Published online by Cambridge University Press: 13 October 2009
Geographic dispersion
Exchange-market integration has at least two dimensions: geographic and temporal. The geographic approach to integration is based on the decentralized nature of the early American foreign-exchange market. The exchange rate is compared by space and over time, with enhanced integration reflected in reduced dispersion of the rate in the various cities of quotation. Investigations of this nature, obvious though they may be, do not exist in the literature.
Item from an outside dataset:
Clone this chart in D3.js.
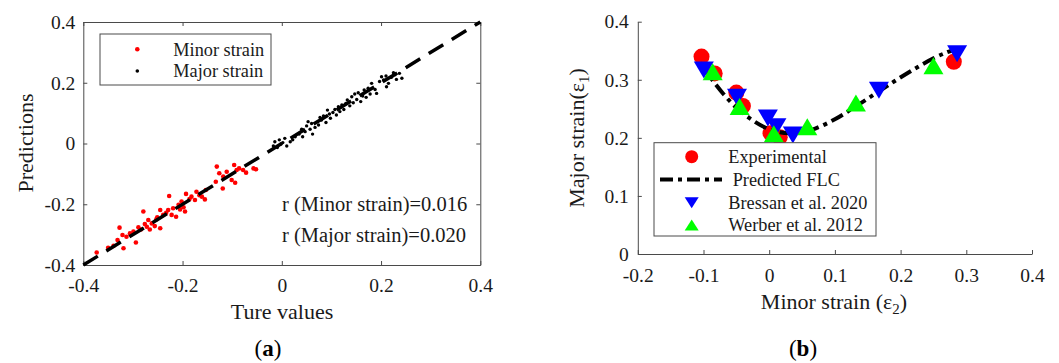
<!DOCTYPE html>
<html><head><meta charset="utf-8">
<script src="https://cdn.jsdelivr.net/npm/d3@7"></script>
<style>
body{margin:0;background:#fff;}
svg{display:block;font-family:"Liberation Serif","Times New Roman",serif;}
svg text{font-family:"Liberation Serif","Times New Roman",serif !important;}
</style></head><body>
<svg id="c" width="1059" height="363"></svg>
<script>
// ---------- Data: panel (a) ----------
const minorTrue = [-0.373,-0.350,-0.339,-0.327,-0.331,-0.321,-0.319,-0.313,-0.306,-0.299,-0.294,-0.289,-0.284,-0.279,-0.276,-0.272,-0.269,-0.266,-0.262,-0.256,-0.253,-0.251,-0.245,-0.245,-0.239,-0.233,-0.229,-0.227,-0.222,-0.219,-0.213,-0.208,-0.205,-0.202,-0.198,-0.195,-0.193,-0.186,-0.182,-0.175,-0.172,-0.166,-0.161,-0.155,-0.153,-0.133,-0.131,-0.126,-0.119,-0.118,-0.111,-0.101,-0.096,-0.094,-0.091,-0.086,-0.078,-0.072,-0.057,-0.052];
const minorPred = [-0.359,-0.343,-0.337,-0.277,-0.318,-0.301,-0.345,-0.307,-0.296,-0.290,-0.326,-0.276,-0.283,-0.224,-0.265,-0.274,-0.252,-0.283,-0.263,-0.272,-0.250,-0.243,-0.279,-0.219,-0.235,-0.228,-0.219,-0.173,-0.235,-0.213,-0.241,-0.202,-0.217,-0.191,-0.210,-0.224,-0.166,-0.183,-0.175,-0.186,-0.159,-0.170,-0.175,-0.184,-0.153,-0.126,-0.076,-0.098,-0.148,-0.109,-0.093,-0.120,-0.071,-0.129,-0.087,-0.082,-0.087,-0.096,-0.082,-0.085];
const majorTrue = [-0.017,-0.014,-0.009,-0.005,-0.002,0.002,0.006,0.010,0.017,0.022,0.027,0.035,0.040,0.042,0.047,0.050,0.053,0.057,0.060,0.062,0.067,0.074,0.077,0.080,0.084,0.089,0.092,0.096,0.098,0.103,0.107,0.110,0.114,0.117,0.121,0.125,0.129,0.132,0.137,0.141,0.144,0.147,0.151,0.154,0.159,0.163,0.166,0.170,0.174,0.178,0.181,0.188,0.191,0.197,0.201,0.205,0.210,0.211,0.215,0.221,0.225,0.228,0.231,0.237,0.242];
const majorPred = [-0.008,0.006,-0.013,0.012,-0.002,0.003,0.017,-0.008,0.006,0.012,0.022,0.031,0.047,0.022,0.039,0.058,0.072,0.047,0.066,0.031,0.053,0.061,0.086,0.077,0.091,0.069,0.110,0.097,0.083,0.102,0.112,0.094,0.121,0.105,0.127,0.112,0.132,0.143,0.124,0.154,0.134,0.163,0.145,0.167,0.138,0.156,0.176,0.152,0.182,0.163,0.198,0.178,0.165,0.204,0.220,0.209,0.222,0.187,0.198,0.218,0.233,0.226,0.211,0.231,0.215];
const aTicks = [-0.4,-0.2,0,0.2,0.4];
const aTickLabels = ["-0.4","-0.2","0","0.2","0.4"];
const aLegend = ["Minor strain","Major strain"];
const aNotes = ["r (Minor strain)=0.016","r (Major strain)=0.020"];

// ---------- Data: panel (b) ----------
const expX = [-0.103,-0.083,-0.050,-0.040,0.002,0.016,0.281];
const expY = [0.340,0.311,0.278,0.255,0.208,0.201,0.331];
const flcX = [-0.105,-0.09,-0.07,-0.05,-0.03,-0.01,0.01,0.03,0.05,0.07,0.10,0.13,0.16,0.19,0.22,0.25,0.27,0.29];
const flcY = [0.329,0.305,0.276,0.252,0.234,0.220,0.211,0.208,0.210,0.216,0.232,0.253,0.275,0.297,0.318,0.337,0.347,0.355];
const bresX = [-0.0995,-0.049,-0.002,0.011,0.036,0.167,0.286];
const bresY = [0.317,0.270,0.234,0.219,0.205,0.282,0.345];
const werbX = [-0.086,-0.045,0.007,0.058,0.132,0.250];
const werbY = [0.314,0.254,0.207,0.219,0.260,0.324];
const bXTicks = [-0.2,-0.1,0,0.1,0.2,0.3,0.4];
const bXTickLabels = ["-0.2","-0.1","0","0.1","0.2","0.3","0.4"];
const bYTicks = [0,0.1,0.2,0.3,0.4];
const bYTickLabels = ["0","0.1","0.2","0.3","0.4"];
const bLegend = ["Experimental","Predicted FLC","Bressan et al. 2020","Werber et al. 2012"];

const svg = d3.select("#c");
const AX = "#4a4a4a", TXT = "#1a1a1a";
const SERIF = "'Liberation Serif','Times New Roman',serif";

function styleAxis(g){
  g.attr("font-family", null).attr("font-size", null);
  g.select(".domain").attr("stroke", AX).attr("stroke-width",1);
  g.selectAll(".tick line").attr("stroke", AX);
  g.selectAll(".tick text").attr("fill", TXT)
    .style("font-size","19.5px").style("font-family", SERIF);
}

// ================= Panel (a) =================
const ax = d3.scaleLinear().domain([-0.4,0.4]).range([83.3,480.3]);
const ay = d3.scaleLinear().domain([-0.4,0.4]).range([265,22]);
const aG = svg.append("g");

aG.append("g").attr("transform","translate(0,265)")
  .call(d3.axisBottom(ax).tickValues(aTicks).tickFormat((d,i)=>aTickLabels[i]).tickSize(-4).tickSizeOuter(0).tickPadding(13))
  .call(styleAxis);
aG.append("g").attr("transform","translate(83.3,0)")
  .call(d3.axisLeft(ay).tickValues(aTicks).tickFormat((d,i)=>aTickLabels[i]).tickSize(-4).tickSizeOuter(0).tickPadding(8))
  .call(styleAxis);
aG.append("g").attr("transform","translate(0,22)")
  .call(d3.axisTop(ax).tickValues(aTicks).tickFormat("").tickSize(-4).tickSizeOuter(0))
  .call(styleAxis);
aG.append("g").attr("transform","translate(480.3,0)")
  .call(d3.axisRight(ay).tickValues(aTicks).tickFormat("").tickSize(-4).tickSizeOuter(0))
  .call(styleAxis);

aG.append("g").selectAll("circle").data(minorTrue).join("circle")
  .attr("cx",(d)=>ax(d)).attr("cy",(d,i)=>ay(minorPred[i])).attr("r",2.3).attr("fill","#ff0000");
aG.append("g").selectAll("circle").data(majorTrue).join("circle")
  .attr("cx",(d)=>ax(d)).attr("cy",(d,i)=>ay(majorPred[i])).attr("r",1.7).attr("fill","#000");

aG.append("line").attr("x1",ax(-0.4)).attr("y1",ay(-0.4)).attr("x2",ax(0.4)).attr("y2",ay(0.4))
  .attr("stroke","#000").attr("stroke-width",3.5).attr("stroke-dasharray","17,10");

// legend a
aG.append("rect").attr("x",100).attr("y",34).attr("width",171).attr("height",51)
  .attr("fill","#fff").attr("stroke",AX).attr("stroke-width",1);
const aLegRows = [49.3,71];
aG.append("circle").attr("cx",137.3).attr("cy",aLegRows[0]).attr("r",2.3).attr("fill","#ff0000");
aG.append("circle").attr("cx",137.3).attr("cy",aLegRows[1]).attr("r",1.8).attr("fill","#000");
aLegend.forEach((t,i)=>{
  aG.append("text").attr("x",173.3).attr("y",aLegRows[i]).attr("dy","0.34em")
    .attr("font-size","18.3px").attr("fill",TXT).text(t);
});
aNotes.forEach((t,i)=>{
  aG.append("text").attr("x",282).attr("y",[204,235][i]).attr("dy","0.34em")
    .attr("font-size","20.5px").attr("fill",TXT).text(t);
});
aG.append("text").attr("x",282).attr("y",319).attr("text-anchor","middle")
  .attr("font-size","22px").attr("fill",TXT).text("Ture values");
aG.append("text").attr("transform","translate(33,143) rotate(-90)").attr("text-anchor","middle")
  .attr("font-size","22px").attr("fill",TXT).text("Predictions");
const capA = aG.append("text").attr("x",268).attr("y",356).attr("text-anchor","middle")
  .attr("font-size","23px").attr("fill","#000");
capA.append("tspan").text("(");
capA.append("tspan").attr("font-weight","bold").text("a");
capA.append("tspan").text(")");

// ================= Panel (b) =================
const bx = d3.scaleLinear().domain([-0.2,0.4]).range([637.8,1032]);
const by = d3.scaleLinear().domain([0,0.4]).range([254,21.7]);
const bG = svg.append("g");

bG.append("g").attr("transform","translate(0,254)")
  .call(d3.axisBottom(bx).tickValues(bXTicks).tickFormat((d,i)=>bXTickLabels[i]).tickSize(-4).tickSizeOuter(0).tickPadding(14))
  .call(styleAxis);
bG.append("g").attr("transform","translate(637.8,0)")
  .call(d3.axisLeft(by).tickValues(bYTicks).tickFormat((d,i)=>bYTickLabels[i]).tickSize(-4).tickSizeOuter(0).tickPadding(9))
  .call(styleAxis);

const triDown = (cx,cy,w,h)=>`M${cx-w/2},${cy-h/2}L${cx+w/2},${cy-h/2}L${cx},${cy+h/2}Z`;
const triUp = (cx,cy,w,h)=>`M${cx-w/2},${cy+h/2}L${cx+w/2},${cy+h/2}L${cx},${cy-h/2}Z`;

bG.append("g").selectAll("circle").data(expX).join("circle")
  .attr("cx",d=>bx(d)).attr("cy",(d,i)=>by(expY[i])).attr("r",8).attr("fill","#ff0000");

const line = d3.line().x(d=>bx(d[0])).y(d=>by(d[1])).curve(d3.curveCatmullRom);
bG.append("path").datum(flcX.map((x,i)=>[x,flcY[i]])).attr("d",line)
  .attr("fill","none").attr("stroke","#000").attr("stroke-width",4).attr("stroke-dasharray","13,5,4,5");

bG.append("g").selectAll("path").data(bresX).join("path")
  .attr("d",(d,i)=>triDown(bx(d),by(bresY[i]),20,17)).attr("fill","#0000ff");
bG.append("g").selectAll("path").data(werbX).join("path")
  .attr("d",(d,i)=>triUp(bx(d),by(werbY[i]),20,17)).attr("fill","#00ff00");

// legend b
bG.append("rect").attr("x",654).attr("y",142.7).attr("width",222).attr("height",93.3)
  .attr("fill","#fff").attr("stroke",AX).attr("stroke-width",1);
const bRows = [156.7,179.5,202.7,225];
bG.append("circle").attr("cx",691.7).attr("cy",bRows[0]).attr("r",6.5).attr("fill","#ff0000");
bG.append("line").attr("x1",660).attr("x2",722).attr("y1",bRows[1]).attr("y2",bRows[1])
  .attr("stroke","#000").attr("stroke-width",4).attr("stroke-dasharray","13,5,4,5");
bG.append("path").attr("d",triDown(691.7,bRows[2],14,11)).attr("fill","#0000ff");
bG.append("path").attr("d",triUp(691.7,bRows[3],14,11)).attr("fill","#00ff00");
bLegend.forEach((t,i)=>{
  bG.append("text").attr("x", i===1 ? 732.7 : 728.3).attr("y",bRows[i]).attr("dy","0.34em")
    .attr("font-size","18.3px").attr("fill",TXT).text(t);
});

const xl = bG.append("text").attr("x",834).attr("y",309).attr("text-anchor","middle")
  .attr("font-size","22px").attr("fill",TXT);
xl.append("tspan").text("Minor strain (ε");
xl.append("tspan").attr("font-size","15px").attr("dy","5").text("2");
xl.append("tspan").attr("dy","-5").text(")");
const yl = bG.append("text").attr("transform","translate(584,138) rotate(-90)").attr("text-anchor","middle")
  .attr("font-size","22px").attr("fill",TXT);
yl.append("tspan").text("Major strain(ε");
yl.append("tspan").attr("font-size","15px").attr("dy","5").text("1");
yl.append("tspan").attr("dy","-5").text(")");
const capB = bG.append("text").attr("x",803).attr("y",356).attr("text-anchor","middle")
  .attr("font-size","23px").attr("fill","#000");
capB.append("tspan").text("(");
capB.append("tspan").attr("font-weight","bold").text("b");
capB.append("tspan").text(")");
</script>
</body></html>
The approach can be applied to the exchange-rate series developed in chapter 6 to derive an important conclusion.
The most fruitful comparison is between the Baltimore (White) and Boston series, for which a continuous overlap runs from 1795 to 1829. The mean of the absolute difference between the two series (from table 6.12), by period, is as follows: 1795–1800, 1.39 percent of parity; 1801–10, 1.21; 1811–20, 1.22; 1821–9, 0.36. The value for the 1820s is less than 30 percent of that in earlier decades. The implication is that there was a strong movement to exchange-market integration in the 1820s.
Further, in that decade the absolute level of integration was high, and uniformly so across all port cities. The mean absolute difference between both the White versus New York and the White versus Philadelphia exchange-rate series is 0.28 percent of parity.